The discovery statutes evince an incremental approach to discovery sanctions, starting with monetary sanctions and ending with the ultimate sanction of termination. If a lesser sanction fails to curb misuse, a greater sanction is warranted: continuing misuses of the discovery process warrant incrementally harsher sanctions until the sanction is reached that will curb the abuse. (Doppes v. Bentley Motors, Inc. (2009) 174 Cal.App.4th 967, 992.) “The penalty should be appropriate to the dereliction, and should not exceed that which is required to protect the interests of the party entitled to but denied discovery.” (Wilson v. Jefferson (1985) 163 Cal.App.3d 952, 959.)


            It is undisputed that Defendants have not produced any documents or paid sanctions according to the court order. Defendants argue that they relied on their prior counsel, Michael Bowse, and believed that Mr. Bowse had ensured their compliance with discovery. (See Lu Decl. ¶¶ 13-14.) After the March 4 court order, Mr.

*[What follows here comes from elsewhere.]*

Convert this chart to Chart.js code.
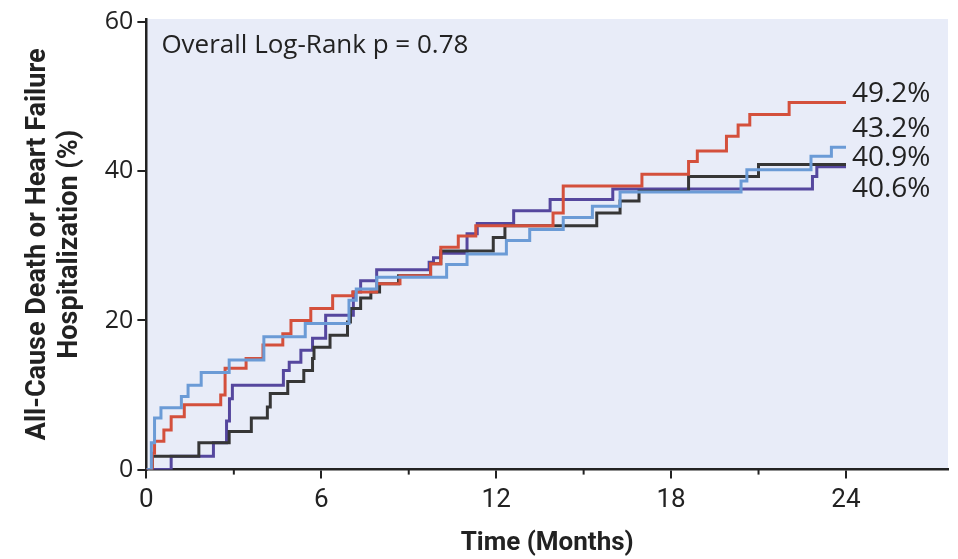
<!DOCTYPE html>
<html>
<head>
<meta charset="utf-8">
<script src="https://cdn.jsdelivr.net/npm/chart.js@4"></script>
<style>
  html, body { margin: 0; padding: 0; background: #fff; }
  #wrap { width: 958px; height: 559px; }
</style>
</head>
<body>
<div id="wrap"><canvas id="km"></canvas></div>
<script>
// step points: time in months, cumulative event rate in %
const redTime = [0, 0.2, 0.28, 0.6, 0.85, 1.3, 2.55, 2.7, 3.42, 4.0, 4.68, 4.96, 5.64, 6.39, 7.08, 7.9, 8.7, 9.75, 10.1, 10.7, 11.3, 13.95, 14.3, 17.0, 18.6, 18.9, 19.9, 20.3, 20.7, 22.05, 24];
const redPct  = [0, 2.2, 3.8, 5.3, 7.1, 8.7, 10.0, 13.6, 14.9, 16.7, 18.2, 20.0, 21.6, 23.3, 23.8, 24.9, 26.0, 27.6, 29.8, 31.3, 32.7, 34.4, 38.0, 39.6, 41.3, 42.7, 44.7, 46.2, 47.6, 49.2, 49.2];

const blueTime = [0, 0.17, 0.28, 0.5, 1.2, 1.43, 1.88, 2.84, 4.03, 5.45, 6.95, 7.2, 7.9, 10.3, 11.0, 12.35, 13.15, 14.3, 15.3, 16.25, 20.4, 20.6, 22.8, 23.5, 24];
const bluePct  = [0, 3.6, 6.9, 8.3, 9.8, 11.3, 13.0, 14.7, 17.8, 19.6, 22.7, 24.2, 25.8, 27.5, 28.9, 30.7, 32.2, 33.8, 35.3, 37.2, 38.7, 40.2, 42.0, 43.2, 43.2];

const blackTime = [0, 0.2, 1.8, 2.84, 3.6, 4.15, 4.25, 4.85, 5.4, 5.7, 5.75, 6.3, 6.9, 7.0, 7.35, 7.7, 8.0, 8.65, 9.75, 10.1, 11.9, 12.3, 15.45, 16.25, 16.9, 18.6, 21.0, 24];
const blackPct  = [0, 1.8, 3.6, 5.1, 6.9, 8.4, 10.2, 11.8, 13.3, 14.9, 16.4, 18.0, 19.8, 21.6, 23.0, 23.8, 24.9, 26.0, 27.6, 29.3, 31.1, 32.7, 34.4, 36.0, 37.3, 39.3, 40.9, 40.9];

const purpleTime = [0, 0.85, 2.3, 2.75, 2.85, 2.95, 4.7, 4.9, 5.3, 5.7, 6.15, 7.1, 7.35, 7.9, 9.7, 9.85, 10.1, 11.0, 11.35, 12.6, 13.85, 16.0, 22.85, 23.0, 24];
const purplePct  = [0, 1.8, 3.6, 6.5, 9.5, 11.3, 13.3, 14.4, 16.0, 17.6, 20.7, 23.8, 25.3, 26.8, 27.8, 28.4, 29.0, 31.6, 33.0, 34.7, 36.2, 37.6, 39.3, 40.6, 40.6];

const endLabels = ['49.2%', '43.2%', '40.9%', '40.6%'];
const endLabelY = [50.4, 45.6, 41.7, 37.6];

const xTicks = [0, 6, 12, 18, 24];
const xMinorTicks = [3, 9, 15, 21];
const yTicks = [0, 20, 40, 60];

const pValueText = 'Overall Log-Rank p = 0.78';

function toPoints(t, v) {
  return t.map((x, i) => ({ x: x, y: v[i] }));
}

function series(label, t, v, color) {
  return {
    label: label,
    data: toPoints(t, v),
    borderColor: color,
    borderWidth: 3,
    stepped: true,
    pointRadius: 0,
    fill: false
  };
}

const dataSets = [
  series('Blue', blueTime, bluePct, '#6b9bd6'),
  series('Red', redTime, redPct, '#d4503c'),
  series('Black', blackTime, blackPct, '#363636'),
  series('Purple', purpleTime, purplePct, '#55479e')
];

const plotExtras = {
  id: 'plotExtras',
  beforeDraw(chart) {
    const a = chart.chartArea;
    const ctx = chart.ctx;
    ctx.save();
    ctx.fillStyle = '#e8ecf8';
    ctx.fillRect(a.left, a.top, a.right - a.left, a.bottom - a.top);
    ctx.restore();
  },
  afterDraw(chart) {
    const a = chart.chartArea;
    const ctx = chart.ctx;
    const xs = chart.scales.x;
    const ys = chart.scales.y;
    ctx.save();
    // minor ticks
    ctx.strokeStyle = '#222';
    ctx.lineWidth = 2;
    xMinorTicks.forEach(v => {
      const px = xs.getPixelForValue(v);
      ctx.beginPath();
      ctx.moveTo(px, a.bottom);
      ctx.lineTo(px, a.bottom + 5);
      ctx.stroke();
    });
    // p value
    ctx.fillStyle = '#222';
    ctx.font = '26px "Open Sans"';
    ctx.textBaseline = 'middle';
    ctx.textAlign = 'left';
    ctx.fillText(pValueText, a.left + 15, a.top + 27);
    // end labels
    ctx.font = '28px "Open Sans"';
    const lx = xs.getPixelForValue(24) + 6;
    endLabels.forEach((txt, i) => {
      ctx.fillText(txt, lx, ys.getPixelForValue(endLabelY[i]));
    });
    ctx.restore();
  }
};

new Chart(document.getElementById('km'), {
  type: 'line',
  data: { datasets: dataSets },
  plugins: [plotExtras],
  options: {
    responsive: true,
    maintainAspectRatio: false,
    animation: false,
    layout: { padding: { top: 0, right: 10, left: 22, bottom: 0 } },
    plugins: {
      legend: { display: false },
      tooltip: { enabled: false }
    },
    scales: {
      x: {
        type: 'linear',
        min: 0,
        max: 27.5,
        afterBuildTicks: s => { s.ticks = xTicks.map(v => ({ value: v })); },
        grid: { drawOnChartArea: false, drawTicks: true, tickLength: 9, color: '#222', lineWidth: 2 },
        border: { display: true, color: '#222', width: 2.5 },
        ticks: { color: '#222', font: { family: 'Roboto', size: 26 }, padding: 6, maxRotation: 0 },
        title: {
          display: true,
          text: 'Time (Months)',
          color: '#222',
          font: { family: 'Roboto', size: 26, weight: 'bold' },
          padding: { top: 6, bottom: 0 }
        }
      },
      y: {
        min: 0,
        max: 60.4,
        afterBuildTicks: s => { s.ticks = yTicks.map(v => ({ value: v })); },
        grid: { drawOnChartArea: false, drawTicks: true, tickLength: 9, color: '#222', lineWidth: 2 },
        border: { display: true, color: '#222', width: 2.5 },
        ticks: { color: '#222', font: { family: 'Open Sans', size: 25 }, padding: 4 },
        title: {
          display: true,
          text: ['All-Cause Death or Heart Failure', 'Hospitalization (%)'],
          color: '#222',
          font: { family: 'Roboto', size: 27, weight: 'bold' },
          padding: { top: 0, bottom: 14 }
        }
      }
    }
  }
});
</script>
</body>
</html>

Bowse withdrew as Defendants’ counsel, and Defendants claim that they are attempting to retrieve responsive documents from Bowse. (Id., ¶¶ 17-18.)

However, it is unclear how Mr. Bowse’s withdrawal renders Defendants unable to produce responsive documents. Defendants do not aver that only physical copies are available and that they provided the only copies to Bowse. Nor does this explain Defendants’ failure to pay sanctions.

Nevertheless, terminating sanctions are too drastic at this stage. Sanctions should be incremental and only end with the drastic solution of termination if lesser sanctions prove ineffective. (See Doppes, supra, 174 Cal.App.4th at p. 992.) The remedy should be proportional to the wrongdoing. (Wilson, supra, 163 Cal.App.3d at p. 959.) Here, Defendants have only disobeyed one court order, and lesser sanctions have not been imposed. Under these circumstances, the Court is not inclined to immediately impose terminating sanctions. (See Doppes, supra, 174 Cal.App.4th at p. 992 [“The trial court has broad discretion in selecting discovery sanctions”].) The Court would have been inclined to consider issue, evidentiary, or monetary sanctions as an alternative, but Plaintiff did not request such sanctions.


            Plaintiff’s motion for terminating sanctions is DENIED. Defendants Scosi Orthopedics and Allen Lu are to produce responsive documents within 10 days of this order.